OBJECTIVE => Do any lines in the data below contain "this"? If so, copy every one of them.

[Plotting code records]
═══
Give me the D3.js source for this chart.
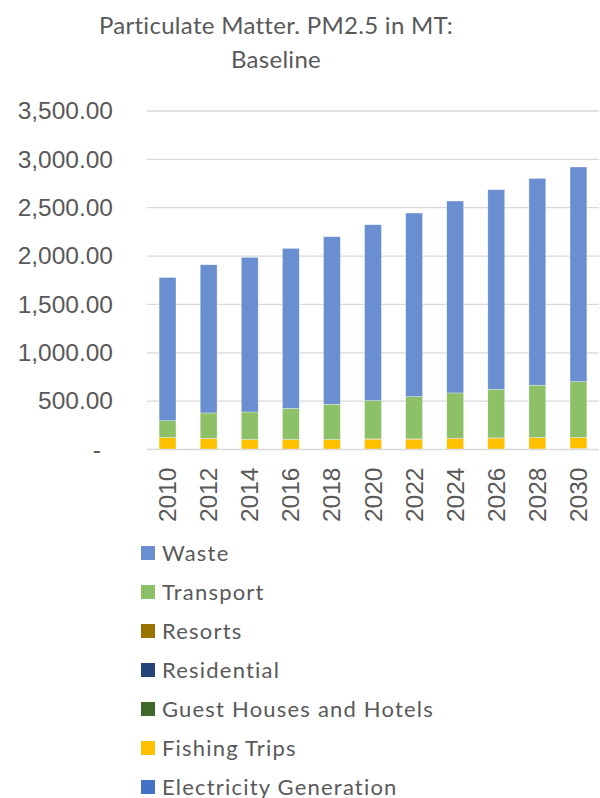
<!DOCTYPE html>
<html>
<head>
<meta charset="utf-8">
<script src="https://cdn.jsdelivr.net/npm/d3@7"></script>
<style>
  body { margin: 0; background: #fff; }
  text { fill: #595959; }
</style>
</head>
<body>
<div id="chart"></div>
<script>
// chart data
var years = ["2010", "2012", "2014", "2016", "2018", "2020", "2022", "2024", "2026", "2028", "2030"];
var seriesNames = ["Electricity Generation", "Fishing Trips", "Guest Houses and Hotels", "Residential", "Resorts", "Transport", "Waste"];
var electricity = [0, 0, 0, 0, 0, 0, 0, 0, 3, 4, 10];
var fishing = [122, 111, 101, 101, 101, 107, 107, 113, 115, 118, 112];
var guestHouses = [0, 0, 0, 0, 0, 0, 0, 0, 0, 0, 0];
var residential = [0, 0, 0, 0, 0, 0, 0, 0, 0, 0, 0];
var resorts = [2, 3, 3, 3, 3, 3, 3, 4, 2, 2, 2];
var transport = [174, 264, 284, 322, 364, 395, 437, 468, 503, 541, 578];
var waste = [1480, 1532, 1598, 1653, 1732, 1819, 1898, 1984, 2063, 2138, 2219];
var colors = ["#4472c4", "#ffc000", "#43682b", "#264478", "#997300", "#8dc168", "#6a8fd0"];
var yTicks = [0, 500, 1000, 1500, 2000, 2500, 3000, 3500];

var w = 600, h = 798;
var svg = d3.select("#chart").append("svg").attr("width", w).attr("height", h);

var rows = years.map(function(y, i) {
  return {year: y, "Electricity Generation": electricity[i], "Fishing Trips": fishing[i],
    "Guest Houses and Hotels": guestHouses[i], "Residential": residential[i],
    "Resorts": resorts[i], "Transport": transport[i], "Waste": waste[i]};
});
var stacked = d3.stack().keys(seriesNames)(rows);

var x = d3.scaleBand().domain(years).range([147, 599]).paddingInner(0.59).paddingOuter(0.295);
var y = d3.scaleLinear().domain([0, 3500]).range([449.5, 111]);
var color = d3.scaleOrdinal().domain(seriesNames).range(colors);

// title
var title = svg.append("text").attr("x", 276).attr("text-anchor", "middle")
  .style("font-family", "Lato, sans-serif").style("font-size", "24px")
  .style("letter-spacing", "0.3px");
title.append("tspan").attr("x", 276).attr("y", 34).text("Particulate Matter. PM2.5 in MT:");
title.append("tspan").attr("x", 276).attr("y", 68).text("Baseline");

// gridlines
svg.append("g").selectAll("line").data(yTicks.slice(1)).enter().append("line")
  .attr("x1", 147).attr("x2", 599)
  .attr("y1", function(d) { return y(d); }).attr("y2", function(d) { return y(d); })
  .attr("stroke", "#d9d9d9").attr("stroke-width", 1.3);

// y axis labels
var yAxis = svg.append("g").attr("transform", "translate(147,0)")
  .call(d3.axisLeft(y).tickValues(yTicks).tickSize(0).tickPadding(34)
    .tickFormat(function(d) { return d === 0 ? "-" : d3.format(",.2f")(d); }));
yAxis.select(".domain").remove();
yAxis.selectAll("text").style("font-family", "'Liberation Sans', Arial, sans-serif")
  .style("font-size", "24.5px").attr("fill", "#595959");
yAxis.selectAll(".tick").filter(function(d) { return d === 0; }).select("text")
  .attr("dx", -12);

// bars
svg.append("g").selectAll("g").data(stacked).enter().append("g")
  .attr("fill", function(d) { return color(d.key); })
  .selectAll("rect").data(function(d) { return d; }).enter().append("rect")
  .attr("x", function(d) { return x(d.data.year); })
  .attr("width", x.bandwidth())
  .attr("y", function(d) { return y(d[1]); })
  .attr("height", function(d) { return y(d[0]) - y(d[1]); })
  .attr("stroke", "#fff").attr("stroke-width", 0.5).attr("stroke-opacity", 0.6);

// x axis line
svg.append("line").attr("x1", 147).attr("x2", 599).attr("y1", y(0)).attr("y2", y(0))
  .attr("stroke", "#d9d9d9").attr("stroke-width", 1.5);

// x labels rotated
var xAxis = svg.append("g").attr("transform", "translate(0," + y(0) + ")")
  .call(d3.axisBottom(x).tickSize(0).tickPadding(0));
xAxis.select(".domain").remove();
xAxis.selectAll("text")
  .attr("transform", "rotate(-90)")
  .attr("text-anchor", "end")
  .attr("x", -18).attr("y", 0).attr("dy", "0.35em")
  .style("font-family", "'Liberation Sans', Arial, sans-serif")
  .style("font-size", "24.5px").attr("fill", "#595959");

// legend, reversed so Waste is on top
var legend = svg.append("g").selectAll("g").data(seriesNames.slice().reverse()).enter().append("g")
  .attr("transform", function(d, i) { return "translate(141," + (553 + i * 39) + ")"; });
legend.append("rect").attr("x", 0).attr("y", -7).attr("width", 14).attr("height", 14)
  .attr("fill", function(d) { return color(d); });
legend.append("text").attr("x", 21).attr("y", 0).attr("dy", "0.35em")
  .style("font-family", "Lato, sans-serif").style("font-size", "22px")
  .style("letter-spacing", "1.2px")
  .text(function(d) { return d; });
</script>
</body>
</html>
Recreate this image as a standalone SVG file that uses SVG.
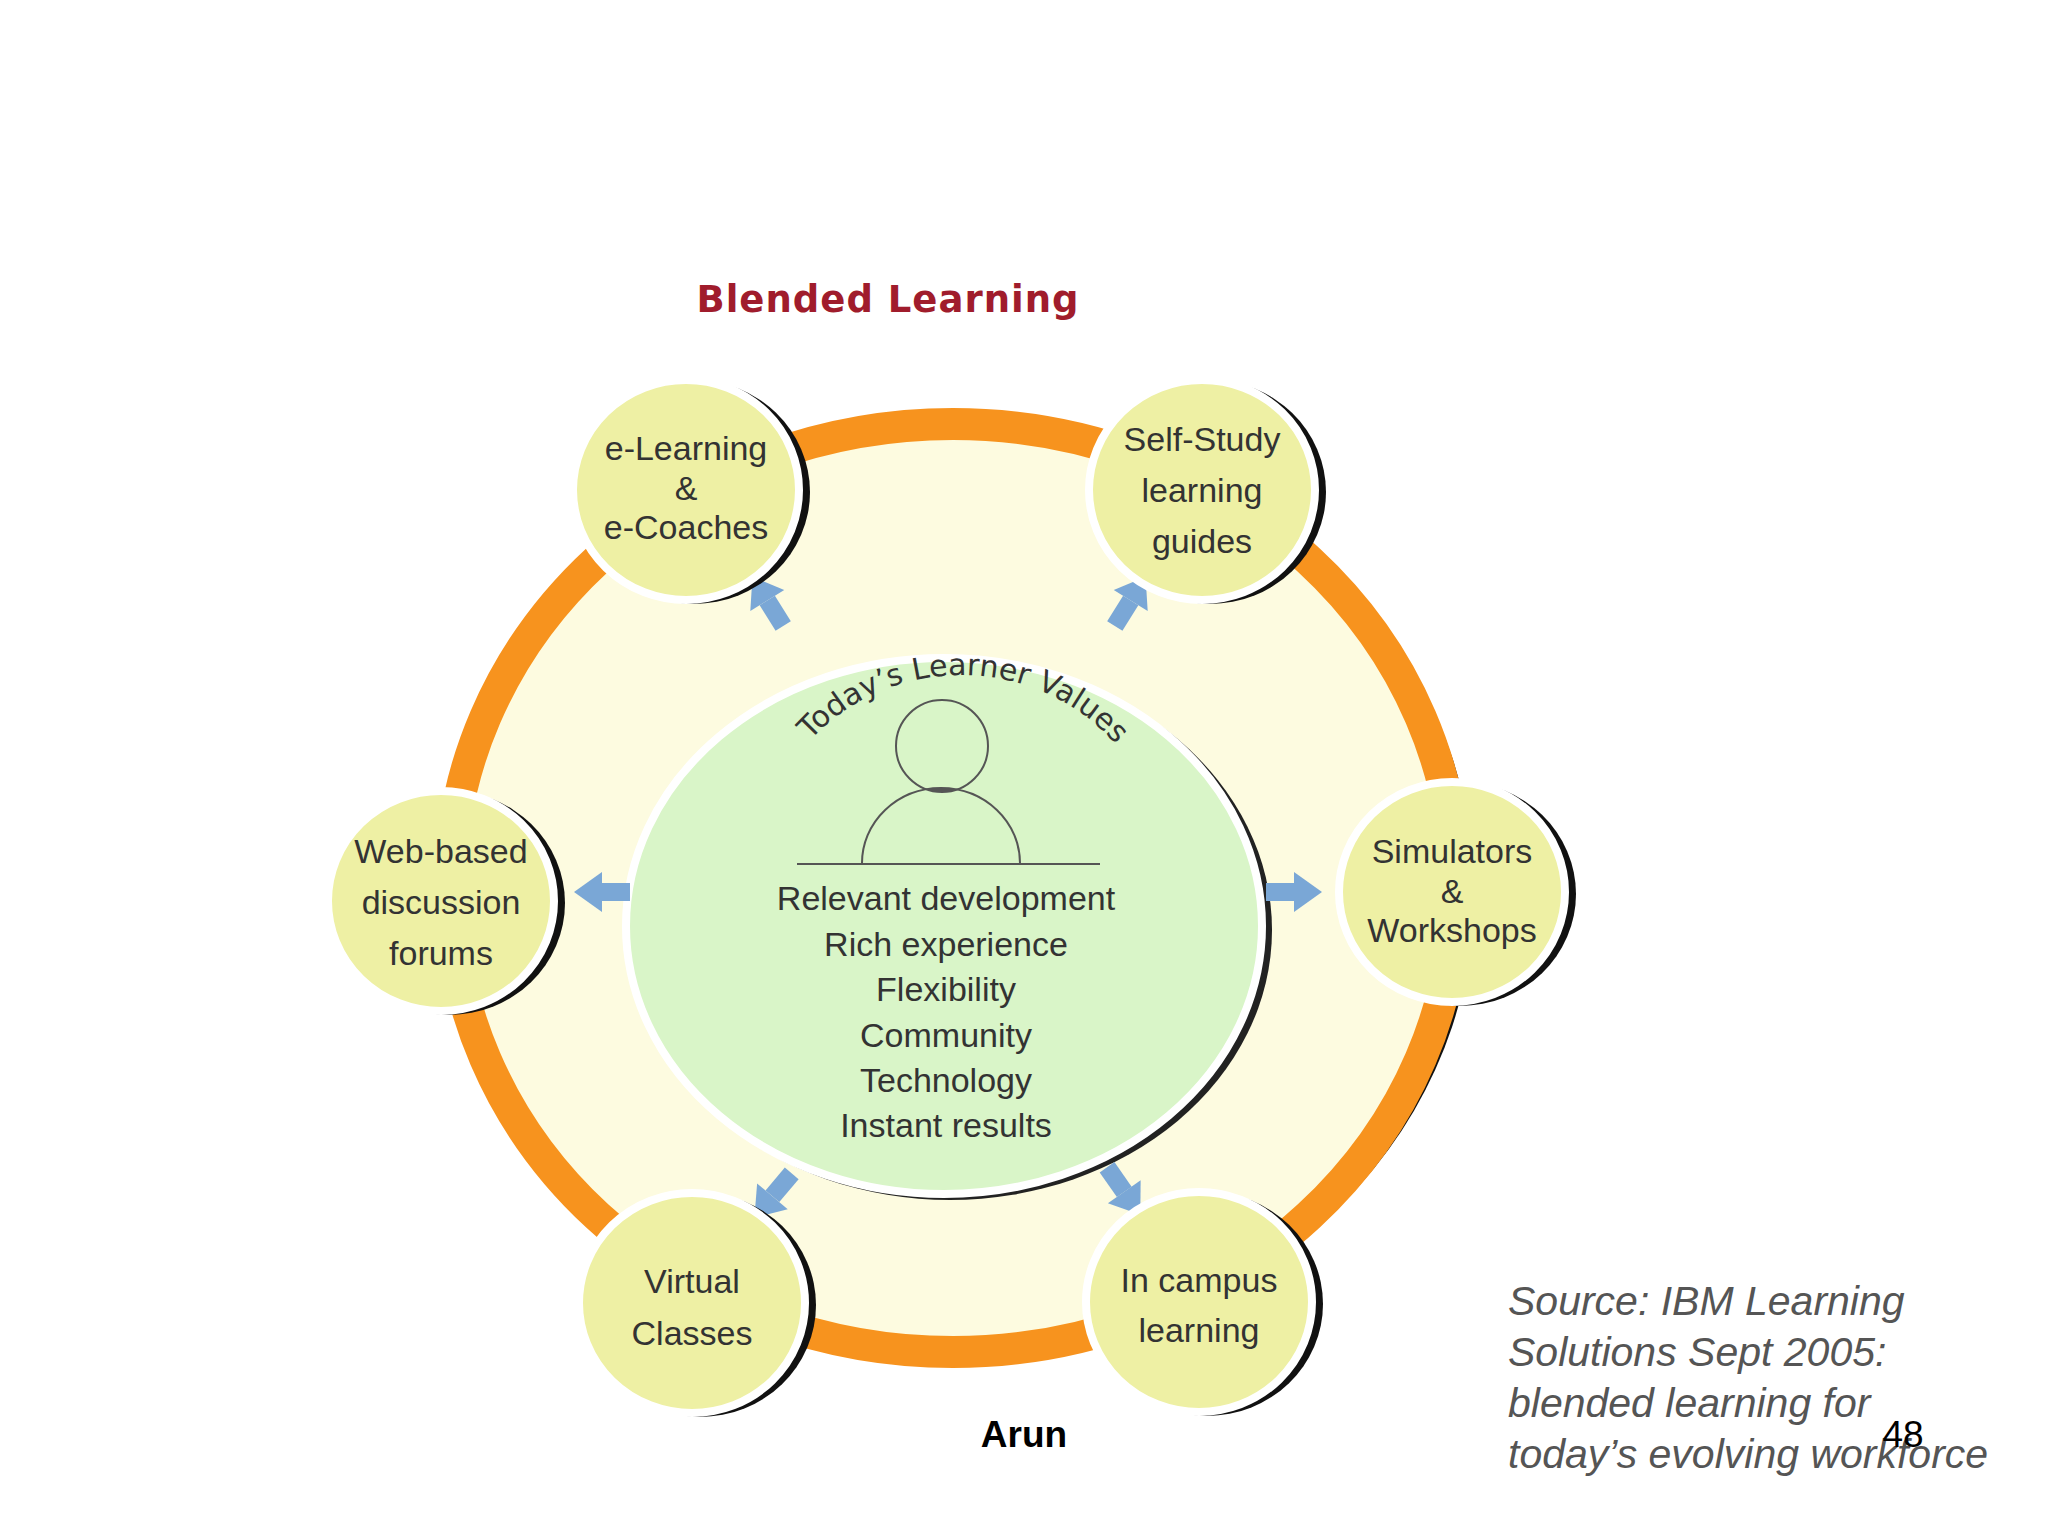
═══
REPLY =>
Give me the D3.js source for this chart.
Recreate this image as a standalone SVG file that uses SVG.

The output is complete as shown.